Gülistan Koçyiğit, "Tutuklu olan HDP Eş Genel Başkanları Figen Yüksekdağ ve Selahattin Demirtaş'ı, Sebahat Tuncel'i, 12 Eylül zindanlarında Esat Oktay'a diz çökmeyen yüzüne tüküren Gültan Kışanak'ı, Van Belediye Eş Başkanı Bekir Kaya'ya ve onların şahsında tüm tutuklu belediye başkanlarına selam olsun" diyerek bu ablukanın yıkılacağını ifade etti.

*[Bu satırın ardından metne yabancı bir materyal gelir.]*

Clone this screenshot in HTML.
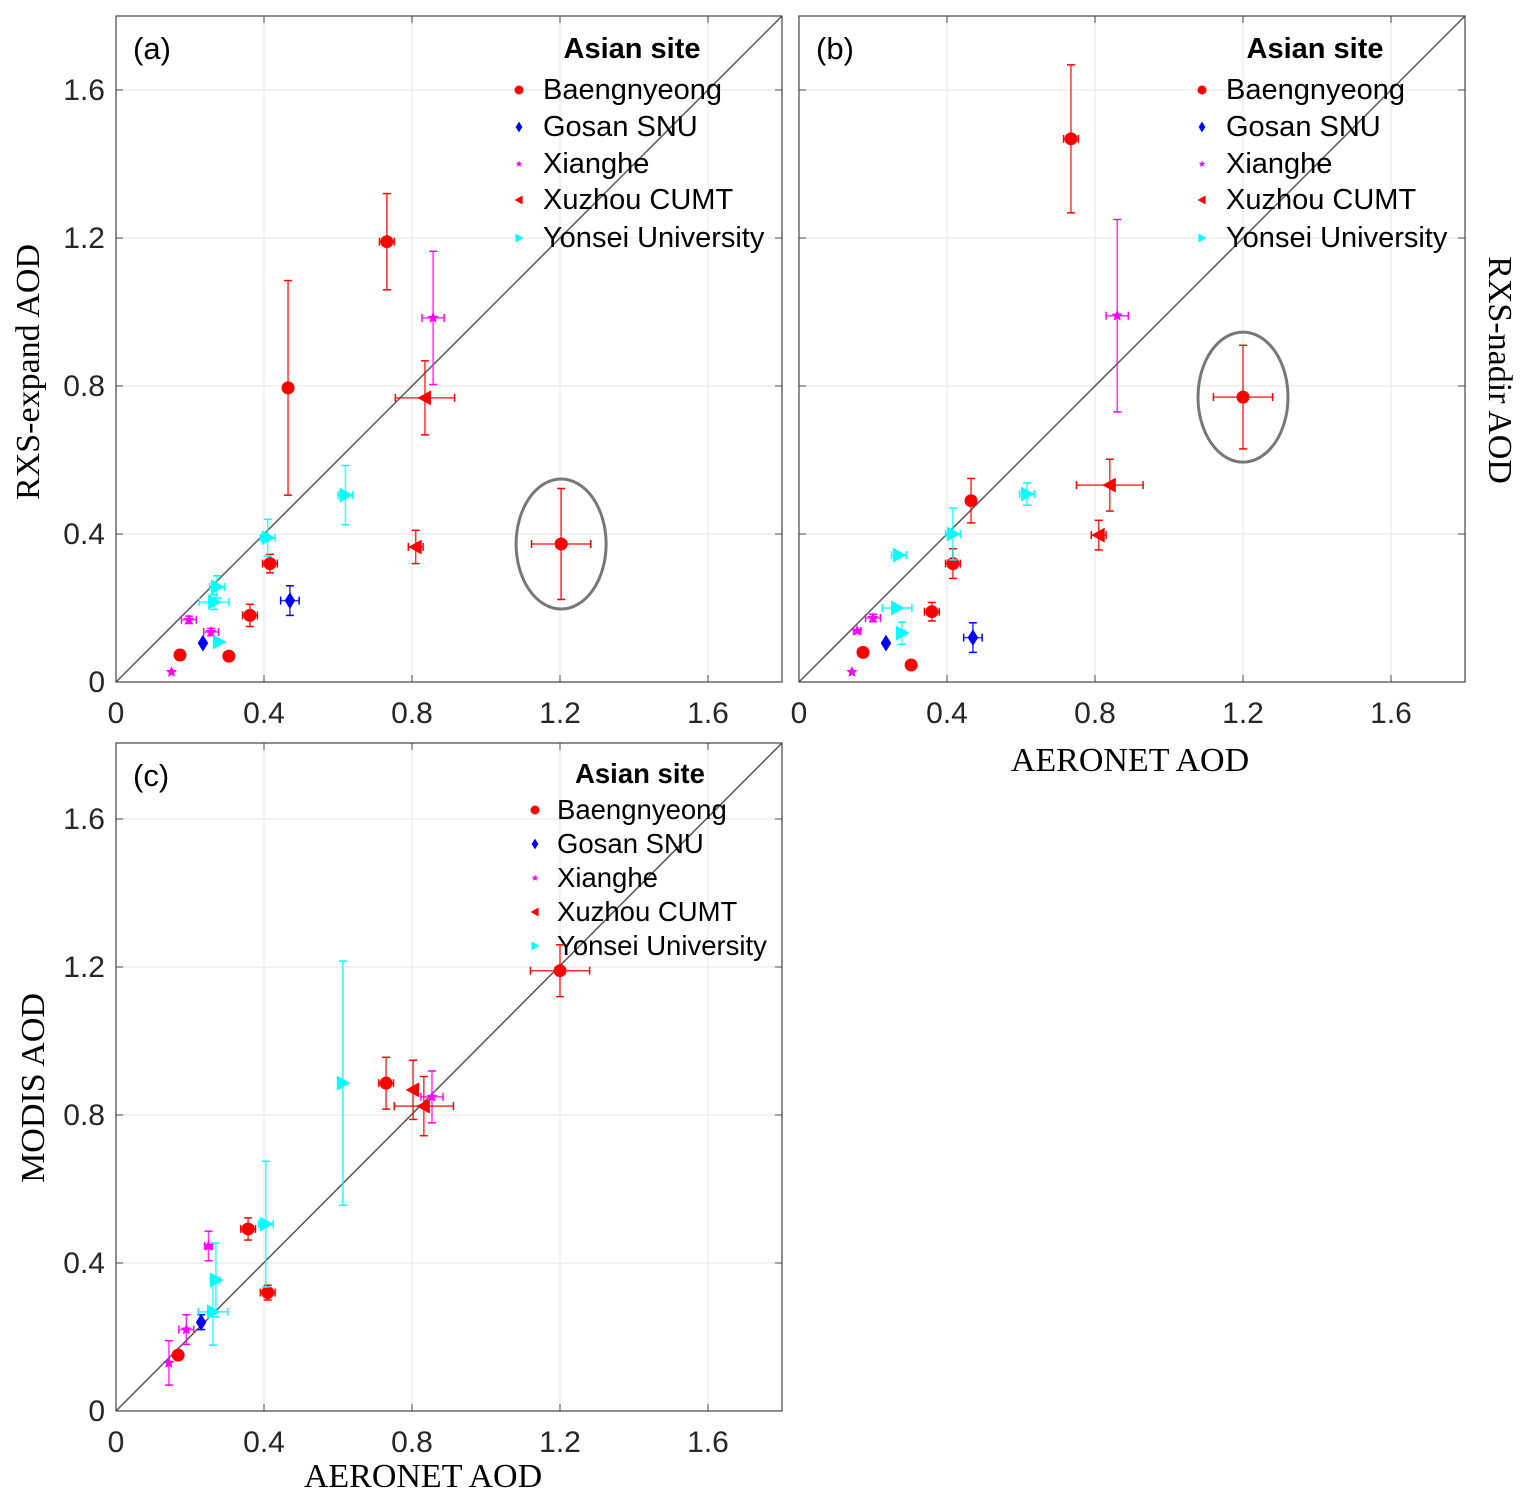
<!DOCTYPE html>
<html><head><meta charset="utf-8"><style>
body{margin:0;background:#fff;}
svg{display:block;}
</style></head><body>
<svg id="chart" width="1528" height="1502" viewBox="0 0 1528 1502" xmlns="http://www.w3.org/2000/svg"></svg>
<script>
const sites = ["Baengnyeong","Gosan SNU","Xianghe","Xuzhou CUMT","Yonsei University"];
const ticks = [0,0.4,0.8,1.2,1.6];
const tickLabels = ["0","0.4","0.8","1.2","1.6"];
// Panel (a): RXS-expand vs AERONET
const aBaeX=[0.173,0.305,0.362,0.416,0.465,0.732,1.203], aBaeY=[0.073,0.07,0.18,0.32,0.795,1.19,0.373], aBaeYE=[0,0,0.03,0.025,0.29,0.13,0.15], aBaeXE=[0,0,0.02,0.02,0,0.02,0.08];
const aGosX=[0.235,0.47], aGosY=[0.105,0.22], aGosYE=[0,0.04], aGosXE=[0,0.025];
const aXiaX=[0.15,0.197,0.257,0.857], aXiaY=[0.027,0.168,0.135,0.984], aXiaYE=[0,0.01,0.01,0.18], aXiaXE=[0,0.02,0.02,0.03];
const aXuzX=[0.835,0.81], aXuzY=[0.768,0.365], aXuzYE=[0.1,0.045], aXuzXE=[0.08,0.02];
const aYonX=[0.62,0.41,0.273,0.265,0.278], aYonY=[0.505,0.39,0.257,0.216,0.108], aYonYE=[0.08,0.05,0.03,0.02,0], aYonXE=[0.02,0.02,0.02,0.04,0];
// Panel (b): RXS-nadir
const bBaeX=[0.173,0.303,0.359,0.416,0.465,0.735,1.2], bBaeY=[0.08,0.046,0.19,0.32,0.49,1.468,0.77], bBaeYE=[0,0,0.025,0.04,0.06,0.2,0.14], bBaeXE=[0,0,0.02,0.02,0,0.02,0.08];
const bGosX=[0.235,0.47], bGosY=[0.105,0.12], bGosYE=[0,0.04], bGosXE=[0,0.025];
const bXiaX=[0.143,0.157,0.2,0.86], bXiaY=[0.027,0.138,0.173,0.99], bXiaYE=[0,0,0.01,0.26], bXiaXE=[0,0.01,0.02,0.03];
const bXuzX=[0.84,0.81], bXuzY=[0.532,0.397], bXuzYE=[0.07,0.04], bXuzXE=[0.09,0.02];
const bYonX=[0.616,0.416,0.27,0.265,0.278], bYonY=[0.508,0.4,0.343,0.2,0.132], bYonYE=[0.03,0.07,0,0,0.03], bYonXE=[0.02,0.02,0.02,0.04,0.01];
// Panel (c): MODIS
const cBaeX=[0.168,0.357,0.41,0.73,1.2], cBaeY=[0.151,0.492,0.32,0.886,1.19], cBaeYE=[0.01,0.03,0.02,0.07,0.07], cBaeXE=[0,0.02,0.02,0.02,0.08];
const cGosX=[0.23], cGosY=[0.24], cGosYE=[0.02], cGosXE=[0];
const cXiaX=[0.143,0.19,0.25,0.854], cXiaY=[0.13,0.22,0.446,0.849], cXiaYE=[0.06,0.04,0.04,0.07], cXiaXE=[0,0.02,0.01,0.03];
const cXuzX=[0.803,0.832], cXuzY=[0.868,0.824], cXuzYE=[0.08,0.08], cXuzXE=[0,0.08];
const cYonX=[0.613,0.405,0.27,0.262], cYonY=[0.886,0.505,0.354,0.268], cYonYE=[0.33,0.17,0.1,0.09], cYonXE=[0,0.02,0.01,0.04];

const NS="http://www.w3.org/2000/svg";
const svg=document.getElementById('chart');
function el(tag,attrs,parent){const e=document.createElementNS(NS,tag);for(const k in attrs)e.setAttribute(k,attrs[k]);(parent||svg).appendChild(e);return e;}
const colors=["#ff0000","#0000ff","#ff00ff","#ff0000","#00ffff"];
const shapes=["circle","diamond","star","tri-left","tri-right"];

function marker(g,shape,cx,cy,s,color){
  let e;
  if(shape==="circle"){e=el('circle',{cx:cx,cy:cy,r:s,fill:color},g);}
  else if(shape==="diamond"){e=el('polygon',{points:`${cx},${cy-s*1.2} ${cx+s*0.75},${cy} ${cx},${cy+s*1.2} ${cx-s*0.75},${cy}`,fill:color},g);}
  else if(shape==="star"){let p=[];for(let i=0;i<10;i++){const r=i%2?s*0.45:s;const a=-Math.PI/2+i*Math.PI/5;p.push((cx+r*Math.cos(a)).toFixed(1)+','+(cy+r*Math.sin(a)).toFixed(1));}e=el('polygon',{points:p.join(' '),fill:color},g);}
  else if(shape==="tri-left"){e=el('polygon',{points:`${cx-s},${cy} ${cx+s*0.8},${cy-s} ${cx+s*0.8},${cy+s}`,fill:color},g);}
  else {e=el('polygon',{points:`${cx+s},${cy} ${cx-s*0.8},${cy-s} ${cx-s*0.8},${cy+s}`,fill:color},g);}
  return e;
}

function panel(id,x0,yTop,w,h,series,letter,legend,showY){
  const pxPer=370, y0=yTop+h;
  const sx=v=>x0+v*pxPer, sy=v=>y0-v*pxPer;
  const g=el('g',{});
  
  
  ticks.forEach((t,i)=>{
    if(t>0){
      const gx=el('line',{x1:sx(t),x2:sx(t),y1:yTop,y2:y0,stroke:'#e6e6e6','stroke-width':1},g);
      
      const gy=el('line',{x1:x0,x2:x0+w,y1:sy(t),y2:sy(t),stroke:'#e6e6e6','stroke-width':1},g);
      
    }
    el('line',{x1:sx(t),x2:sx(t),y1:y0,y2:y0-7,stroke:'#444'},g);
    el('line',{x1:sx(t),x2:sx(t),y1:yTop,y2:yTop+7,stroke:'#444'},g);
    el('line',{x1:x0,x2:x0+7,y1:sy(t),y2:sy(t),stroke:'#444'},g);
    el('line',{x1:x0+w,x2:x0+w-7,y1:sy(t),y2:sy(t),stroke:'#444'},g);
    const xl=el('text',{x:sx(t),y:y0+41,'font-size':30,'font-family':'Liberation Sans, sans-serif','text-anchor':'middle',fill:'#262626'},g);
    xl.textContent=tickLabels[i];
    
    if(showY){
      const yl=el('text',{x:x0-11,y:sy(t)+10,'font-size':30,'font-family':'Liberation Sans, sans-serif','text-anchor':'end',fill:'#262626'},g);
      yl.textContent=tickLabels[i];
      
    }
  });
  const ol=el('line',{x1:x0,y1:y0,x2:x0+w,y2:yTop,stroke:'#555','stroke-width':1.5},g);
  
  const bx=el('rect',{x:x0,y:yTop,width:w,height:h,fill:'none',stroke:'#444','stroke-width':1.2},g);
  
  series.forEach((s,si)=>{
    const sg=el('g',{},g);
    
    
    const c=colors[si];
    s.x.forEach((xv,i)=>{
      const cx=sx(xv), cy=sy(s.y[i]);
      const ye=s.ye[i]*pxPer, xe=s.xe[i]*pxPer;
      if(ye>0){
        el('line',{x1:cx,x2:cx,y1:cy-ye,y2:cy+ye,stroke:c,'stroke-width':1.5,opacity:0.8},sg);
        el('line',{x1:cx-4,x2:cx+4,y1:cy-ye,y2:cy-ye,stroke:c,'stroke-width':1.5},sg);
        el('line',{x1:cx-4,x2:cx+4,y1:cy+ye,y2:cy+ye,stroke:c,'stroke-width':1.5},sg);
      }
      if(xe>0){
        el('line',{x1:cx-xe,x2:cx+xe,y1:cy,y2:cy,stroke:c,'stroke-width':1.5,opacity:0.8},sg);
        el('line',{x1:cx-xe,x2:cx-xe,y1:cy-4,y2:cy+4,stroke:c,'stroke-width':1.5},sg);
        el('line',{x1:cx+xe,x2:cx+xe,y1:cy-4,y2:cy+4,stroke:c,'stroke-width':1.5},sg);
      }
      const sz={circle:6.5,diamond:7,star:6,"tri-left":7.5,"tri-right":7.5}[shapes[si]];
      const m=marker(sg,shapes[si],cx,cy,sz,c);
      
      
    });
  });
  const pl=el('text',{x:x0+17,y:yTop+43,'font-size':31,'font-family':'Liberation Sans, sans-serif',fill:'#000'},g);
  pl.textContent=letter;
  
  const lg=el('g',{},g);
  
  const lt=el('text',{x:legend.tx,y:legend.ty,'font-size':legend.fs,'font-weight':'bold','font-family':'Liberation Sans, sans-serif','text-anchor':'middle'},lg);
  lt.textContent='Asian site';
  
  sites.forEach((nm,i)=>{
    const yy=legend.ys[i];
    const lm=marker(lg,shapes[i],legend.mx,yy-9,shapes[i]==='star'?3.5:4.5,colors[i]);
    
    const t=el('text',{x:legend.lx,y:yy,'font-size':legend.fs,'font-family':'Liberation Sans, sans-serif',fill:'#000'},lg);
    t.textContent=nm;
    
  });
  return {sx,sy,g};
}
function ser(X,Y,YE,XE){return {x:X,y:Y,ye:YE,xe:XE};}

const pa=panel('a',116,16,666,666,[ser(aBaeX,aBaeY,aBaeYE,aBaeXE),ser(aGosX,aGosY,aGosYE,aGosXE),ser(aXiaX,aXiaY,aXiaYE,aXiaXE),ser(aXuzX,aXuzY,aXuzYE,aXuzXE),ser(aYonX,aYonY,aYonYE,aYonXE)],'(a)',{tx:632,ty:58,mx:519,lx:543,fs:29,ys:[99,136,173,209,247]},true);
const pb=panel('b',799,16,666,666,[ser(bBaeX,bBaeY,bBaeYE,bBaeXE),ser(bGosX,bGosY,bGosYE,bGosXE),ser(bXiaX,bXiaY,bXiaYE,bXiaXE),ser(bXuzX,bXuzY,bXuzYE,bXuzXE),ser(bYonX,bYonY,bYonYE,bYonXE)],'(b)',{tx:1315,ty:58,mx:1202,lx:1226,fs:29,ys:[99,136,173,209,247]},false);
const pc=panel('c',116,743,666,668,[ser(cBaeX,cBaeY,cBaeYE,cBaeXE),ser(cGosX,cGosY,cGosYE,cGosXE),ser(cXiaX,cXiaY,cXiaYE,cXiaXE),ser(cXuzX,cXuzY,cXuzYE,cXuzXE),ser(cYonX,cYonY,cYonYE,cYonXE)],'(c)',{tx:640,ty:783,mx:535,lx:557,fs:27.5,ys:[819,853,887,921,955]},true);

const e1=el('ellipse',{cx:pa.sx(1.203),cy:pa.sy(0.373),rx:45,ry:65,fill:'none',stroke:'#777','stroke-width':3});

const e2=el('ellipse',{cx:pb.sx(1.2),cy:pb.sy(0.77),rx:45,ry:65,fill:'none',stroke:'#777','stroke-width':3});


function label(txt,x,y,rot,name){
  const t=el('text',{x:x,y:y,'font-size':34,'font-family':'Liberation Serif, serif','text-anchor':'middle',fill:'#000',transform:rot?`rotate(${rot} ${x} ${y})`:''});
  t.textContent=txt;
  
}
label('RXS-expand AOD',39,372,-90,'y-axis-title-a');
label('RXS-nadir AOD',1489,370,90,'y-axis-title-b');
label('AERONET AOD',1130,771,0,'x-axis-title-b');
label('AERONET AOD',423,1487,0,'x-axis-title-c');
label('MODIS AOD',44,1088,-90,'y-axis-title-c');
</script>
</body></html>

Hiç kimseden beklentilerinin olmadığını, halkın öz gücüne inandıklarını vurgulayan Gülistan Koçyiğit şöyle dedi:
Hiç kimsenin bize bedel ödetenleri aklayıp bir yerlerde tutmasına izin vermeyeceğiz. Demokrasiyi en yerelden sokaktan, mahallelerden başlatacağız. Bunları yaptığımız zaman daha iyi koşullarda yaşayacağımız biliyoruz. Kapılarına işaret konulan her sıkıştırıldığında katledilen Alevi inancının sorunlarına daha fazla eğileceğiz. Yoksulluğu, aşsızlığı, en yerelden çözeceğiz. Demokratik bir toplum ancak inşa edilebilir. Biz bir yıl öncede de bu ülkede faşizm var demiştik. Eğer bir faşizm tanımı yapılıyorsa karşısında ne yapılacağının tarifinin verilmesi gerekiyor. Demokrasi güçlerinin yapması gereken bütün farklılıkları bir kenara bırakarak demokrasi cephesinde birlikte yürümektir.”